Akşener, açıklamasında; yaptığı ziyaretlerde propaganda yapmadığını, propaganda ve övmeleri seçim zamanına bıraktığını belirterek, emekçi basının da, emeklilikle ilgili derin problemi olan insanların da, işsiz gençlerin de bugün yaptıkları çalışmanın bir parçası olduğunu sözlerine ekledi.
Akşener, açıklamasının ardından gazetecilerin sorularını cevaplandırdı.
BUNDAN DAHA AHMAKÇA DAHA SALAKÇA BİR EYLEM OLAMAZ
Akşener, Taliban’ın Kabil’i ele geçirmesi sonucunda Afgan göçü sorunun Türkiye için sonuçlarının ne olacağı ve Türkiye’nin göçmen politikası hakkındaki görüşlerinin sorulması üzerine şu cevabı verdi:
“Türkiye Cumhuriyeti’nin bugünkü iktidarının göçmen politikası diye bir politikası yok ve dünyadan haberleri yok.

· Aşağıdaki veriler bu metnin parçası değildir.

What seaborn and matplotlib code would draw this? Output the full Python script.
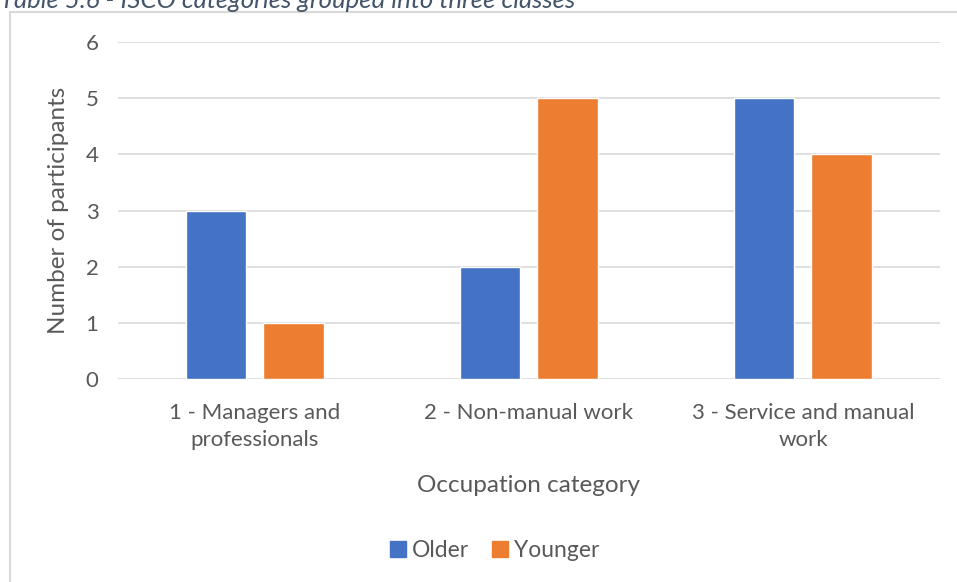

Ya da gariban insanlar üzerinden salakça bir politika izleniyor. Dış politikada eğer burayı bir artı değer olarak kullanmak amaçlıysa bu kapıların açılması bundan daha ahmakça daha salakça bir eylem olamaz. İkincisi 4-5 milyon Suriyeli insan olduğu söyleniyor bu ülkede. Biz o gelen insanlara düşmanlık edemeyiz. Başka bir şeyi söyleyeyim 65 milyar dolar para harcandı deniliyor Sayın Cumhurbaşkanının ağzında. İr arkadaşıma hesaplattım bu 65 milyar dolar nasıl yansıdı size. Adam başı her aileye bu pandemide 800 dolar verilebilirdi. Şimdi geldik Afgan meselesine ben Sayın Erdoğan’ın bu konuda kafasının dehşet derecede karışık olduğunu düşünüyorum. Gelsinler Taliban ile aramızda düşünce farkı yok diyor, diğer taraftan duvar öreceğiz diyor. Şimdi anlaşılıyor ki, Biden ile o özel görüşmede, dışişleri mensuplarımızın bulunmadığı o özel görüşmede bazı şeyler konuşulmuş. Basına yansıyan Biden diyor ki, alın bunları bunlar zamanında bizden yana tavır koydular, an itibarı ile Biden bunları asar keser. Niye Biden almıyor kardeşim. Niye Biden çok yakınında çok dost bir ülkede tutup onları memleketine getirmiyor, ABD’ye getirmiyor da bize geliyor. Bu konuda hele şimdi Taliban’ın Kabil’e girdikten sonraki fasılda bu görüşmenin gerçekten böyle olup olmadığını Sayın Erdoğan ve Dışişleri Bakanı açıklamak zorundadır. Türkiye bir göçmen hendeği olmuştur. Bu iktidarın bilerek yaptığı bir iştir. Göçmenlerin varolan göçmenlerle dövüşmek yerine iktidarın bu konudaki yanlışlığı üzerinde durmak gerekiyor. Afganların gelişinin İran’da durdurulması lazım. Sınırların yol geçen hanı olmaktan çıkarılması lazım. Suriye’nin yöneticileri ile derhal anlaşıp Suriye’den Türkiye’ye gelmiş olan o insanların memleketlerine yani Beşer Esat ile anlaşıp onların can güvenliğinin garantörü olarak ülkelerine memleketlerine huzur içerisinde gönderilmesi lazım. Aksi takdirde Türkiye’de işsizliğin faturası bu insanlara çıkıyor. Çünkü bir kısım iş sahipleri köle gibi göçmen çalıştırıyor, sigortasız, şusuz busuz. Onun karşılığında sigortasız çalışan Türk vatandaşı işsiz kalıyor. Haksız rekabetten kaynaklanan problemler var. Bütün bu problemlerin yanında bir de Türkiye’nin demografisinin değişmesine dair endişeler var, bu endişeyi taşıyanlardan bir tanesi de benim. Akılla mantıkla vicdanla bu problemi ülkelerine göndererek çözmek lazım. Afgan
göçünün mutlaka önüne geçilmesi lazım. Ülkeden içeri girdikten sonra ayrı problem. Behemehal sınır güvenliğinin sağlanması lazım.”